Policy
FIACCT 02-05_10 General accounting- Journal vouchers- situations requiring a JV
Effective: March 16, 1998
Revised: September 1, 2006
Reviewed:
Purpose
This policy provides information on situations that require the use of a Journal Voucher transaction.
Background
Use Journal Vouchers to enter accounting events that can not be recorded on any other transaction type. Six situations that generally require a Journal Voucher are listed below:
To reclassify accounting distributions on posted transactions that cannot be processed with an Inter-Agency Transaction
To expense recorded assets (i.e. depreciation, inventory, prepaid items, etc.)
To make accounting entries for standard accruals and reversals
To recognize deferred revenue
To record cash disbursements through electronic fund transfers
To record the cash sweep process (by the Treasurer
Procedures
Responsibilities
Department
Action
Complete the Journal Voucher form based on one of the following
six situations.
To reclassify accounting distributions on posted transactions that cannot be processed with an Inter-Agency Transaction:
Use the Journal Voucher transaction to change the account
distribution codes on a previously entered revenue or expense
transaction. This includes breaking down a summary transaction into
more detailed transactions, and changing codes on any general ledger entry.
Follow the steps below to code a reclassification on a Journal Voucher:
Code one line on the Journal Voucher form to zero out the existing line. The codes must be entered exactly as they appear on the original transaction. Enter the amount on the credit side if you are reclassifying an expense transaction, and on the debit side if you are reclassifying a revenue transaction.
You can code as many new lines as you want to balance the
canceled line. Code the same account type as was used on the canceled line. Fill in the remainder of the Journal Voucher lines using new codes if you want. All codes used must be valid in the FINET tables. Enter amounts on the debit side if you are reclassifying expense transactions and on the credit side if you are reclassifying revenue transactions.
To expense recorded assets (i.e., depreciation, inventory, prepaid items, etc.):
Use the Journal Voucher to expense inventoried items, capitalized assets, and prepaid items. In FINET recurring expenses are handled the same as one-time expenses; a transaction for a recurring expense
must be submitted in each accounting period in which an expense is
to occur. The lines recording the expense will always be the same; only the dates in the header will differ.
Follow the steps below to code an expensing of a recorded asset on a
Journal Voucher:
Code the new ledger line using an appropriate balance sheet account and fund; use account type 11 (asset offset to expenses); this will usually be the credit line.
Code the offsetting line with an account type 24 (expense) and a blank balance sheet account. Code the object, fund, and agency. These codes should match the codes used on the payment voucher or manual warrant that recorded the expenditure.

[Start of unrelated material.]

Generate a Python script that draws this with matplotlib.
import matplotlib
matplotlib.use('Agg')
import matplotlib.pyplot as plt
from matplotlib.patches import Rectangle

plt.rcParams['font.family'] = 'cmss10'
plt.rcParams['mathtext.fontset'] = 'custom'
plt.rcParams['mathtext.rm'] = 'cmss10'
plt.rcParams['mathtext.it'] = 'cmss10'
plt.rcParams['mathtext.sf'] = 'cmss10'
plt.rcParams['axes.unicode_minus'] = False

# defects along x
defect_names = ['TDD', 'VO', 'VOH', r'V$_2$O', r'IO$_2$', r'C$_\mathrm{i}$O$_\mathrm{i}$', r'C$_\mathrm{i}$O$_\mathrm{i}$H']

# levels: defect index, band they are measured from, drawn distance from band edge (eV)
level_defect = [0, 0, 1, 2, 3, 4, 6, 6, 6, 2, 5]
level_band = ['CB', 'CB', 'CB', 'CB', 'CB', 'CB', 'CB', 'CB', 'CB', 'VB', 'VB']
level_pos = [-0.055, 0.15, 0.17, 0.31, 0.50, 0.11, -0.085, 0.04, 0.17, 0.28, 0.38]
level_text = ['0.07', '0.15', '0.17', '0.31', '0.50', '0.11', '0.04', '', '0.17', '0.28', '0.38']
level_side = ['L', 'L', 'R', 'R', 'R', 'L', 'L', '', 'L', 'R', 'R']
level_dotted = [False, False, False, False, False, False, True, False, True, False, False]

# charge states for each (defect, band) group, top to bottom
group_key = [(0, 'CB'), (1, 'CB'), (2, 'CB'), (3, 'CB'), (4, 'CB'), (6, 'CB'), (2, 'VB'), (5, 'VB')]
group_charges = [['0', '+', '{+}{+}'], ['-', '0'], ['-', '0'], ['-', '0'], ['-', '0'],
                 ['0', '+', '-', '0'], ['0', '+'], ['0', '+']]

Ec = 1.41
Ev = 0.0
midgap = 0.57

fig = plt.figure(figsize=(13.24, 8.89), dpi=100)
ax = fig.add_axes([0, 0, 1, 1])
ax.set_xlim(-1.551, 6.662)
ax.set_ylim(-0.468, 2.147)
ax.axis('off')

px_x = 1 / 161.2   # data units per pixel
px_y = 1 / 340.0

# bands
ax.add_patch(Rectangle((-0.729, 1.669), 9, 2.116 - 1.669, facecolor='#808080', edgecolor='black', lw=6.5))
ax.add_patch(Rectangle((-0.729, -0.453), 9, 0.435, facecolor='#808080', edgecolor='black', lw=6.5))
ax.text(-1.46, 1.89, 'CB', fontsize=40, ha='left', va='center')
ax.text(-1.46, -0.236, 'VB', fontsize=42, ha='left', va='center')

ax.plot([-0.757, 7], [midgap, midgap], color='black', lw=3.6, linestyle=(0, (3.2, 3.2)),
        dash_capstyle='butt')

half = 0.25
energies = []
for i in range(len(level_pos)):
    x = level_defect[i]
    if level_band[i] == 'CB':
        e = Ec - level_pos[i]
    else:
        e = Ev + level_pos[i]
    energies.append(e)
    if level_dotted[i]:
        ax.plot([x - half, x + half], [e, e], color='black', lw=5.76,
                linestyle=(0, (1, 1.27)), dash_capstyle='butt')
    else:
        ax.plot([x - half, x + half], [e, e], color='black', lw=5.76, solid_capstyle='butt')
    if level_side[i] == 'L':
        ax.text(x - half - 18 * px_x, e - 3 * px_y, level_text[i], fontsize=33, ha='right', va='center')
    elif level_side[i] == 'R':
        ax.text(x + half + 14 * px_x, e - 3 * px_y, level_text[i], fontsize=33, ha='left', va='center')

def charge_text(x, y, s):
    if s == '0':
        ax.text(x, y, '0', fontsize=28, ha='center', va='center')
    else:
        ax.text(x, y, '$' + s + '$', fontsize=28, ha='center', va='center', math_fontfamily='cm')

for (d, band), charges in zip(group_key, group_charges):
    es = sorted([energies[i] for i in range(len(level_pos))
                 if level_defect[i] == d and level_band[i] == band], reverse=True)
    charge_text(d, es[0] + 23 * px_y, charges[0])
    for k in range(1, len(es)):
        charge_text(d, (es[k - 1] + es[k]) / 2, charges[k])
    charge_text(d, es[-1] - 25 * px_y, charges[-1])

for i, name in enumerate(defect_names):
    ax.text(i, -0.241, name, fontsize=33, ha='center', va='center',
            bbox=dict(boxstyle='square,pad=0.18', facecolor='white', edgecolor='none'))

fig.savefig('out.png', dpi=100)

This will probably be the debit line.
To Make accounting entries for standard accruals and reversals:
Use the Journal Voucher to record month or year end accruals that
reverse in the new accounting period.
Follow the steps below to make accounting entries for standard accruals and reversals on a Journal Voucher:
Access the document entry screen and use a manual document numbering. Enter an E as the last document number character.
Enter a reversal date on the Journal Voucher transaction. FINET generates a reversing Journal Voucher on the nightly cycle on or after the reversal date. The reversing Journal Voucher has the same document number, except the last character is changed to R.

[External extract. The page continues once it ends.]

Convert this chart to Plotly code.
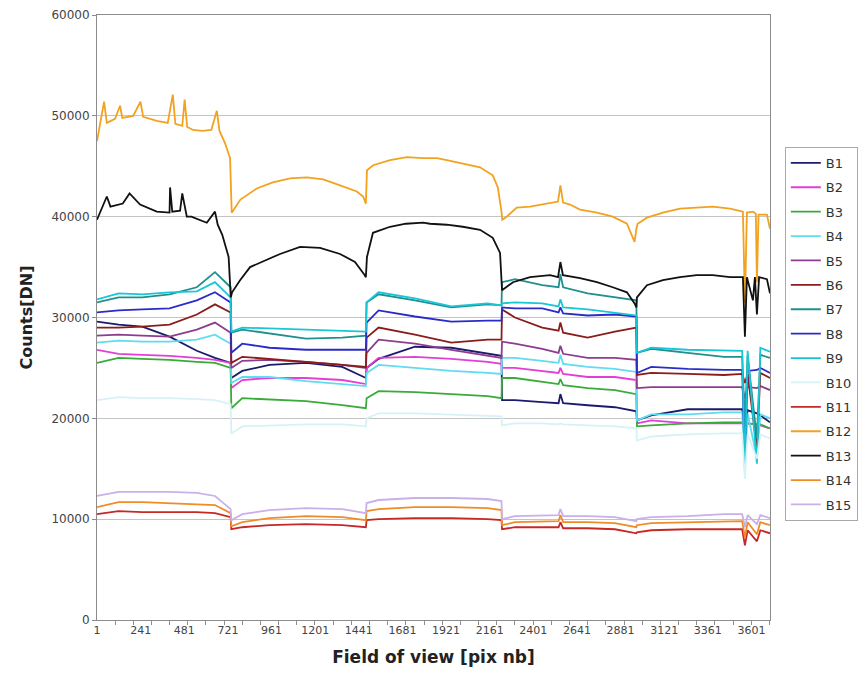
import plotly.graph_objects as go

# Pixel index along the field of view (shared sampling for the smoother bands)
X = [1, 120, 250, 400, 550, 650, 736,
     740, 800, 950, 1150, 1350, 1480,
     1484, 1550, 1750, 1950, 2150, 2226,
     2229, 2300, 2450, 2540, 2550, 2565, 2700, 2850, 2968,
     2971, 3050, 3250, 3450, 3550, 3565, 3580, 3631, 3650, 3703]

B1 = [29600, 29300, 29100, 28100, 26700, 26000, 25500,
      24000, 24700, 25300, 25500, 25100, 24000,
      25000, 25900, 27100, 27000, 26400, 26200,
      21800, 21800, 21600, 21500, 22400, 21500, 21300, 21100, 20700,
      19800, 20300, 20900, 20900, 20900, 19000, 20800, 20500, 20300, 19600]
B2 = [26800, 26400, 26300, 26200, 26000, 25800, 25500,
      23000, 23800, 24000, 24000, 23800, 23400,
      25000, 26000, 26100, 25900, 25600, 25400,
      25000, 25000, 24700, 24500, 25000, 24400, 24100, 24100, 23800,
      19500, 19800, 19500, 19500, 19500, 19400, 19500, 19400, 19300, 19000]
B3 = [25500, 26000, 25900, 25800, 25600, 25500, 25000,
      21000, 22000, 21900, 21700, 21300, 21000,
      22000, 22700, 22600, 22400, 22200, 22000,
      24000, 24000, 23600, 23400, 23900, 23300, 23000, 22800, 22400,
      19200, 19300, 19500, 19600, 19600, 19000, 19500, 19400, 19400, 19000]
B4 = [27500, 27700, 27600, 27600, 27800, 28300, 27400,
      23500, 24100, 24100, 23700, 23400, 23200,
      24500, 25300, 25000, 24700, 24500, 24400,
      26000, 26000, 25700, 25500, 26300, 25400, 25100, 24900, 24600,
      19800, 20400, 20400, 20600, 20600, 15000, 20500, 16000, 20400, 20000]
B5 = [28200, 28300, 28200, 28100, 28800, 29500, 28500,
      25000, 25700, 25800, 25600, 25300, 25000,
      26500, 27800, 27400, 26800, 26200, 26000,
      27600, 27400, 26900, 26500, 27200, 26400, 26000, 26000, 25800,
      23000, 23100, 23100, 23100, 23100, 22000, 23100, 23000, 23200, 22800]
B6 = [29000, 29000, 29100, 29300, 30300, 31300, 30500,
      25500, 26100, 25900, 25600, 25300, 25100,
      28000, 29000, 28300, 27500, 27800, 27800,
      30800, 30000, 29000, 28700, 29500, 28500, 28000, 28600, 29000,
      24300, 24500, 24400, 24300, 24400, 23500, 24400, 17000, 24500, 24000]
B7 = [31500, 32000, 32000, 32300, 33000, 34500, 33000,
      28500, 28800, 28400, 27900, 28000, 28200,
      31500, 32300, 31700, 31000, 31300, 31200,
      33500, 33800, 33200, 33000, 34300, 33000, 32400, 32000, 31700,
      26500, 26900, 26500, 26100, 26100, 19500, 26200, 18000, 26300, 26000]
B8 = [30500, 30700, 30800, 30900, 31700, 32500, 31500,
      26500, 27400, 27000, 26800, 26800, 26800,
      29500, 30700, 30100, 29600, 29700, 29700,
      31000, 30900, 30900, 30500, 31000, 30400, 30200, 30300, 30100,
      24500, 25100, 24900, 24800, 24800, 15000, 24700, 24800, 25000, 24500]
B9 = [31800, 32400, 32300, 32500, 32600, 33500, 32000,
      28600, 29000, 28900, 28800, 28700, 28600,
      31500, 32500, 31900, 31100, 31400, 31200,
      31400, 31500, 31400, 31100, 31800, 31000, 30800, 30500, 30200,
      26500, 27000, 26800, 26700, 26700, 14500, 26700, 15500, 27000, 26600]
B10 = [21800, 22100, 22000, 22000, 21900, 21800, 21400,
       18500, 19200, 19300, 19400, 19400, 19200,
       20000, 20500, 20500, 20400, 20300, 20200,
       19300, 19500, 19500, 19400, 19500, 19400, 19300, 19200, 19000,
       17800, 18200, 18400, 18500, 18500, 14000, 18400, 16000, 18400, 18000]
B11 = [10500, 10800, 10700, 10700, 10700, 10600, 10200,
       9000, 9200, 9400, 9500, 9400, 9200,
       9900, 10000, 10100, 10100, 10000, 9900,
       9000, 9200, 9200, 9200, 9700, 9100, 9100, 9000, 8600,
       8700, 8900, 9000, 9000, 9000, 7400, 8900, 7800, 8900, 8600]
B14 = [11200, 11700, 11700, 11600, 11500, 11400, 10600,
       9300, 9700, 10100, 10300, 10200, 9900,
       10800, 11000, 11200, 11200, 11100, 10900,
       9400, 9700, 9800, 9800, 10400, 9700, 9700, 9600, 9200,
       9400, 9600, 9700, 9800, 9800, 8200, 9700, 8500, 9700, 9400]
B15 = [12300, 12700, 12700, 12700, 12600, 12300, 11000,
       9900, 10500, 10900, 11100, 11000, 10600,
       11600, 11900, 12100, 12100, 12000, 11800,
       10000, 10300, 10400, 10400, 11000, 10300, 10300, 10200, 9800,
       10000, 10200, 10300, 10500, 10500, 9200, 10400, 9500, 10400, 10100]

# The two brightest bands carry more spikes, so they get their own sampling
X_B12 = [1, 17, 40, 55, 100, 128, 140, 200, 240, 255, 330, 390, 418, 432, 470, 483, 497,
         530, 580, 630, 660, 675, 705, 733,
         742, 790, 880, 968, 1063, 1155, 1245, 1338, 1430, 1465, 1480,
         1486, 1520, 1613, 1705, 1795, 1870, 1925, 2013, 2108, 2178, 2206, 2226,
         2230, 2255, 2310, 2383, 2475, 2537, 2550, 2565, 2603, 2658, 2751, 2838, 2916, 2958, 2968,
         2975, 3026, 3114, 3208, 3300, 3388, 3483, 3554, 3565, 3576, 3609, 3625, 3631, 3640, 3686, 3703]
B12 = [47500, 49000, 51400, 49300, 49700, 51000, 49800, 50000, 51400, 49900, 49500, 49300, 52100, 49200, 49000, 51600, 48900,
       48600, 48500, 48600, 50500, 48500, 47300, 45800,
       40400, 41700, 42800, 43400, 43800, 43900, 43700, 43100, 42500, 42000, 41300,
       44600, 45100, 45600, 45900, 45800, 45800, 45600, 45300, 44900, 44100, 42900, 40500,
       39700, 40000, 40900, 41000, 41300, 41500, 43100, 41400, 41200, 40700, 40400, 40000, 39300, 37500, 38800,
       39300, 39900, 40400, 40800, 40900, 41000, 40800, 40500, 31500, 40400, 40500, 40300, 33500, 40200, 40200, 38800]

X_B13 = [1, 30, 55, 75, 143, 180, 238, 330, 400, 403, 415, 458, 470, 495, 520, 605, 650, 665, 690, 725, 737,
         744, 788, 843, 936, 1008, 1118, 1228, 1338, 1420, 1470, 1480,
         1486, 1519, 1613, 1700, 1795, 1833, 1925, 2013, 2108, 2178, 2218, 2226,
         2229, 2289, 2383, 2493, 2537, 2550, 2564, 2658, 2751, 2838, 2916, 2958, 2968,
         2971, 3026, 3114, 3208, 3300, 3388, 3483, 3554, 3565, 3576, 3609, 3620, 3631, 3643, 3686, 3703]
B13 = [39700, 41000, 42000, 41000, 41300, 42300, 41200, 40500, 40400, 42900, 40500, 40600, 42300, 40000, 40000, 39400, 40500, 39200, 38200, 36000, 32000,
       32500, 33700, 35000, 35700, 36300, 37000, 36900, 36300, 35500, 34300, 34000,
       36000, 38400, 39000, 39300, 39400, 39300, 39200, 39000, 38700, 37900, 36400, 33000,
       32700, 33500, 34000, 34200, 34000, 35500, 34200, 33900, 33500, 33000, 32500, 31400, 31000,
       32000, 33200, 33700, 34000, 34200, 34200, 34000, 34000, 28100, 34000, 31700, 34000, 30300, 34000, 33800, 32400]

NAMES = ["B1", "B2", "B3", "B4", "B5", "B6", "B7", "B8",
         "B9", "B10", "B11", "B12", "B13", "B14", "B15"]
COLORS = ["#1b1b6b", "#e23fd6", "#3aaa3a", "#5fdcef", "#8e3c8e",
          "#8b1c1c", "#1f8f8f", "#2b2bc8", "#19c6d6", "#d6f2f6",
          "#c62828", "#f2a21f", "#111111", "#f08c28", "#c9b0e8"]

X_TICKS = [1, 241, 481, 721, 961, 1201, 1441, 1681, 1921,
           2161, 2401, 2641, 2881, 3121, 3361, 3601]
Y_TICKS = [0, 10000, 20000, 30000, 40000, 50000, 60000]

series = {
    "B1": (X, B1), "B2": (X, B2), "B3": (X, B3), "B4": (X, B4), "B5": (X, B5),
    "B6": (X, B6), "B7": (X, B7), "B8": (X, B8), "B9": (X, B9), "B10": (X, B10),
    "B11": (X, B11), "B12": (X_B12, B12), "B13": (X_B13, B13),
    "B14": (X, B14), "B15": (X, B15),
}

fig = go.Figure()
for name, color in zip(NAMES, COLORS):
    xs, ys = series[name]
    fig.add_trace(go.Scatter(
        x=xs, y=ys, mode="lines", name=name, legendgroup=name,
        line=dict(color=color, width=1.8),
    ))

fig.update_layout(
    width=858, height=686,
    margin=dict(l=97, r=88, t=15, b=66, autoexpand=False),
    paper_bgcolor="white", plot_bgcolor="white",
    font=dict(family="DejaVu Sans", color="#222222"),
    showlegend=True,
    legend=dict(
        x=1.022, xanchor="left", y=0.782, yanchor="top",
        bgcolor="white", bordercolor="#aaaaaa", borderwidth=1,
        font=dict(family="DejaVu Sans", size=13, color="#333333"),
        tracegroupgap=4.5, itemwidth=30,
    ),
    xaxis=dict(
        range=[1, 3703], tickmode="array", tickvals=X_TICKS,
        ticktext=[str(v) for v in X_TICKS], ticks="",
        tickfont=dict(family="DejaVu Sans", size=11, color="#444444"),
        showgrid=False, zeroline=False,
        showline=True, linecolor="#8c8c8c", linewidth=1, mirror=True,
        minor=dict(tickmode="linear", tick0=0, dtick=100, ticks="outside",
                   ticklen=4, tickcolor="#8c8c8c", showgrid=False),
        title=dict(text="<b>Field of view [pix nb]</b>", standoff=14,
                   font=dict(family="DejaVu Sans", size=17, color="#222222")),
    ),
    yaxis=dict(
        range=[0, 60000], tickmode="array", tickvals=Y_TICKS,
        ticktext=[str(v) for v in Y_TICKS],
        ticks="outside", ticklen=4, tickcolor="#8c8c8c",
        tickfont=dict(family="DejaVu Sans", size=12, color="#444444"),
        showgrid=True, gridcolor="#c4c4c4", gridwidth=1, zeroline=False,
        showline=True, linecolor="#8c8c8c", linewidth=1, mirror=True,
        title=dict(text="<b>Counts[DN]</b>", standoff=14,
                   font=dict(family="DejaVu Sans", size=16, color="#222222")),
    ),
)

fig.write_html("out.html")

To recognize deferred revenue:
Use the Journal Voucher to recognize deferred revenue.
Follow the steps below to recognize deferred revenue on a Journal
Voucher:
Code the debit line with account type 02, fund code, and the deferred revenue balance sheet account (from the cash receipt that recorded the advance receipts).
Code the credit line with account type 31, and the desired
account distribution for the revenue received. Code at least fund
and revenue source (and leave balance sheet account blank).
To record cash disbursements through electronic fund transfers:
See the Electronic Funds Transfer (EFT) policy in the PAYMENTS section of this manual for information on recording cash disbursements through electronic fund transfers.
To Record the Cash Sweep process (by the State Treasurer):
Use the Journal Voucher to record the cash sweep process by the State Treasurer. Agencies are responsible for depositing their funds in their individual bank accounts. On a daily basis, the State Treasurer sweeps these funds into a concentration account.
Follow the steps below to record the cash sweep process (by the
State Treasurer) on a Journal Voucher:
Code the debit line with the cash balance sheet account and with the State Treasurer’s bank account.
Code the credit lines with the cash balance sheet account and with the agencies’ bank accounts.